The distribution of various metrics are printed. For log shipping time, there are 3130 samples (because there are 3130 flushes). Average is 1274 microsecond. All numbers are in the range of 1024 to 2047. The numbers show that log shipping time is very consistent. This is good news to transactions.

If a distribution has 8 or fewer distinct values, simhadr prints out the distinct values and their occurance count. For example, receive size has only one distinct value: 48. The ack message from standby to primary is exactly 48 bytes. Because the message is small, it is always received in one recv call.

For send, transient congestions are hit because the process can deliver data to TCP layer faster than than TCP can send. TCP throttles the sender by returning "resource temporarily unavailable" error code. Upon receiving this code, simhadr waits on select() until the OS indicates that the socket is writable again. Average send size is 37 KB. So on average, each flush took 3 send calls to complete.

For distribution of congestion time, average is 270 microsecond, or .27 millisecond. The numbers are mostly in the range of 256 to 511. This is expected as the round trip time on the network is .1 millisecond. The sending socket can release its buffers for more send only when it receives ack (TCP level ack, not to be confused with HADR ack) from the receiver. Thus the time to get out of congestion is usually in the same order as the round trip time.

Transient congestion is normal and expected when using non-blocking socket. There will be more info later in this paper in section "Non-blocking IO and sender congestion". The overhead to handle congestion is insignificant. On the same system, when using larger socket send buffer, congestions are completely avoided, but throughput remains the same.

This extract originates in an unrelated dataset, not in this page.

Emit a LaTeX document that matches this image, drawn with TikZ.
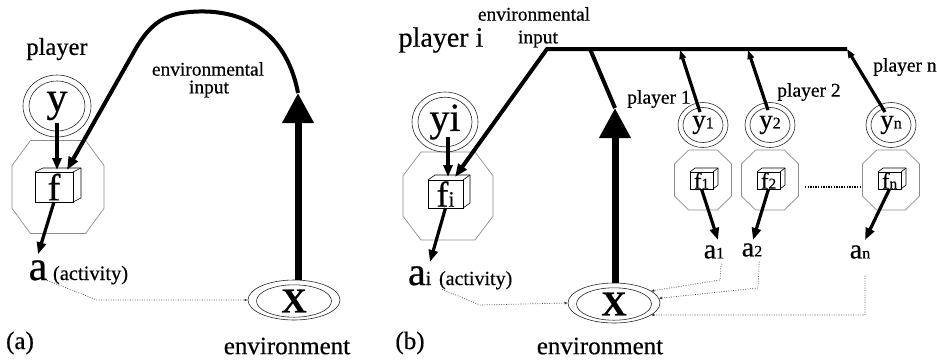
\documentclass[tikz,border=0pt]{standalone}
\usepackage{fontspec}
\setmainfont{Liberation Serif}[FakeBold=0.5]
\usetikzlibrary{arrows.meta,shapes.geometric,calc}
\newcommand\fs[1]{\fontsize{#1}{#1}\selectfont}
% octagon: cx, cy, W, H, fx, fy
\newcommand\octag[6]{%
  \draw[octline] ({#1-#5*#3},{#2-0.5*#4}) -- ({#1+#5*#3},{#2-0.5*#4}) -- ({#1+0.5*#3},{#2-#6*#4}) -- ({#1+0.5*#3},{#2+#6*#4}) -- ({#1+#5*#3},{#2+0.5*#4}) -- ({#1-#5*#3},{#2+0.5*#4}) -- ({#1-0.5*#3},{#2+#6*#4}) -- ({#1-0.5*#3},{#2-#6*#4}) -- cycle;}
% cube: name, x, y, w, h, dx, dy, label
\newcommand\cubebox[8]{%
  \node[cubeface, minimum width=#4pt, minimum height=#5pt, anchor=north west] (#1) at (#2,#3) {#8};
  \draw[cubeedge] (#1.north west) -- ++(#6,-#7) -- ++(#4,0) -- ++(0,#5) -- (#1.south east);
  \draw[cubeedge] (#1.north east) -- ++(#6,-#7);}
\begin{document}
\begin{tikzpicture}[x=1pt,y=-1pt,
  txt/.style={inner sep=0pt,outer sep=0pt},
  ring/.style={draw=black!85,line width=0.6pt,ellipse,inner sep=0pt,outer sep=0pt},
  octline/.style={draw=black!45,line width=0.7pt},
  cubeface/.style={draw=black,line width=0.6pt,fill=white,inner sep=0pt,outer sep=0pt},
  cubeedge/.style={draw=black,line width=0.6pt,line join=round},
  arr/.style={line width=3.2pt,-{Triangle[length=12pt,width=9pt]}},
  parr/.style={line width=3.2pt,-{Triangle[length=9pt,width=6.5pt]}},
  bigarr/.style={line width=7pt,-{Triangle[length=30pt,width=30pt]}},
  feed/.style={line width=4pt},
  feedarr/.style={line width=4pt,-{Triangle[length=13pt,width=10pt]}},
  dots/.style={line width=0.7pt,black!75,dash pattern=on 0.8pt off 1.6pt,-{Latex[length=3.5pt,width=3pt]}},
  sepdots/.style={line width=1.6pt,dash pattern=on 1.4pt off 1.2pt}]
\useasboundingbox (0,0) rectangle (937,360);

% ================= (a)
\octag{58}{187}{92}{93}{0.3}{0.23}
\node[ring,minimum width=68pt,minimum height=62pt] (yAo) at (57,106) {};
\node[ring,minimum width=56pt,minimum height=50pt] (yA) at (57,106) {\fs{42}y};
\cubebox{fA}{35}{172}{38}{30}{8}{4}{\fs{38}f}
\node[txt] (plA) at (57,49) {\fs{24.5}player};
\node[txt,anchor=base] (aA) at (38,280) {\fs{42}a};
\node[txt,anchor=base west] (actA) at (53,280) {\fs{20.5}(activity)};
\node[ring,minimum width=92pt,minimum height=40pt] (envA) at (294,300) {};
\node[ring,minimum width=75pt,minimum height=32pt] (envAi) at (294,301) {\fs{35}\bfseries X};
\node[txt] (envlA) at (287,346) {\fs{25}environment};
\node[txt] (labA) at (20,343) {\fs{25}(a)};
\node[txt] (eiA1) at (208,69) {\fs{19.4}environmental};
\node[txt] (eiA2) at (209,89) {\fs{19.4}input};

\coordinate (tipA) at (298,93);
\draw[bigarr] ([xshift=4pt]envA.north) -- (tipA);
\draw[feedarr] (tipA) .. controls (285,25) and (235,8) .. (190,12) .. controls (168,14) and (152,20) .. (135,50) -- ([shift={(-6,-2)}]fA.north east);
\draw[arr] ($(yA.center)+(0,17)$) -- ([shift={(3,-2)}]fA.north);
\draw[arr] (fA.south) -- ([shift={(0,-6)}]aA.north);
\draw[dots] (aA.south east) -- (97,300) -- (envA.west);

% ================= (b)
\octag{448}{196}{90}{88}{0.3}{0.23}
\node[ring,minimum width=66pt,minimum height=60pt] (yBo) at (445,122) {};
\node[ring,minimum width=54pt,minimum height=48pt] (yB) at (445,122) {\fs{40}yi};
\cubebox{fB}{428}{180}{35}{28}{7}{5}{\fs{36}f\fs{22}i}
\node[txt] (plB) at (441,40) {\fs{28}player i};
\node[txt,anchor=base west] (aB) at (408,285) {\fs{40}a\fs{20}i};
\node[txt,anchor=base west] (actB) at (439,285) {\fs{20}(activity)};
\node[ring,minimum width=92pt,minimum height=40pt] (envB) at (614,303) {};
\node[ring,minimum width=75pt,minimum height=32pt] (envBi) at (614,304) {\fs{35}\bfseries X};
\node[txt] (envlB) at (600,346) {\fs{25}environment};
\node[txt] (labB) at (410,343) {\fs{25}(b)};
\node[txt] (eiB1) at (534,14) {\fs{19.4}environmental};
\node[txt] (eiB2) at (538,39) {\fs{19.4}input};

\foreach \x/\k in {703/1,770/2,891/n}{
  \octag{\x}{180}{57}{60}{0.25}{0.27}
  \node[ring,minimum width=50pt,minimum height=45pt] (yo\k) at (\x,125) {};
  \node[ring,minimum width=40pt,minimum height=35pt] (y\k) at (\x,125) {\fs{27}y\fs{16}\k};
  \cubebox{f\k}{\x-13}{172}{23}{17}{5}{4}{\fs{23}f\fs{15}\k}
}
\node[txt] (a1) at (714,252) {\fs{28}a\fs{16}1};
\node[txt] (a2) at (752,250) {\fs{28}a\fs{16}2};
\node[txt] (an) at (860,252) {\fs{28}a\fs{16}n};
\node[txt] (pl1) at (659,99) {\fs{19.5}player 1};
\node[txt] (pl2) at (809,92) {\fs{19.5}player 2};
\node[txt] (pln) at (905,67) {\fs{19.5}player n};

\coordinate (barL) at (547,49);
\coordinate (barM) at (590,49);
\coordinate (bar1) at (680,50);
\coordinate (bar2) at (748,50);
\coordinate (barR) at (847,49);
\coordinate (tipB) at (615,108);
\coordinate (aBt) at (430,262);
\coordinate (a1t) at (718,240);
\coordinate (a2t) at (753,240);
\coordinate (ant) at (865,240);

\draw[feedarr] (barR) -- (barL) -- ([shift={(-8,-3)}]fB.north east);
\draw[feed] (barM) -- (tipB);
\draw[bigarr] ([xshift=1pt]envB.north) -- (tipB);
\draw[arr] ($(yB.center)+(3,15)$) -- ([shift={(20,-3)}]fB.north west);
\draw[arr] (fB.south) -- (aBt);
\draw[dots] ([xshift=3pt]actB.south west) -- (480,305) -- (envB.west);

\draw[parr] ($(y1.center)+(-3,-13)$) -- (bar1);
\draw[parr] ($(y2.center)+(-2,-15)$) -- (bar2);
\draw[parr] ($(yn.center)+(-6,-13)$) -- (barR);
\draw[arr] (f1.south) -- (a1t);
\draw[arr] (f2.south) -- (a2t);
\draw[arr] (fn.south) -- (ant);
\draw[sepdots] (805,187) -- (861,187);
\draw[dots] ([shift={(-3,5)}]a1.south east) -- (720,280) -- (envB.18);
\draw[dots] ([shift={(-3,5)}]a2.south east) -- (758,288) -- (envB.6);
\draw[dots] ([shift={(5,17)}]an.south) -- (865,315) -- (envB.-18);
\end{tikzpicture}
\end{document}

Note that the example did not specify a disk speed. So the numbers reflects network as the sole bottleneck. In the real world, disk throughput is typically between 30-60 MB/second, slower than the sample network. Thus on LAN, HADR log replication usually adds only a small overhead to database logging when NEARSYNC and ASYNC modes are used (these modes use parallel log write and send).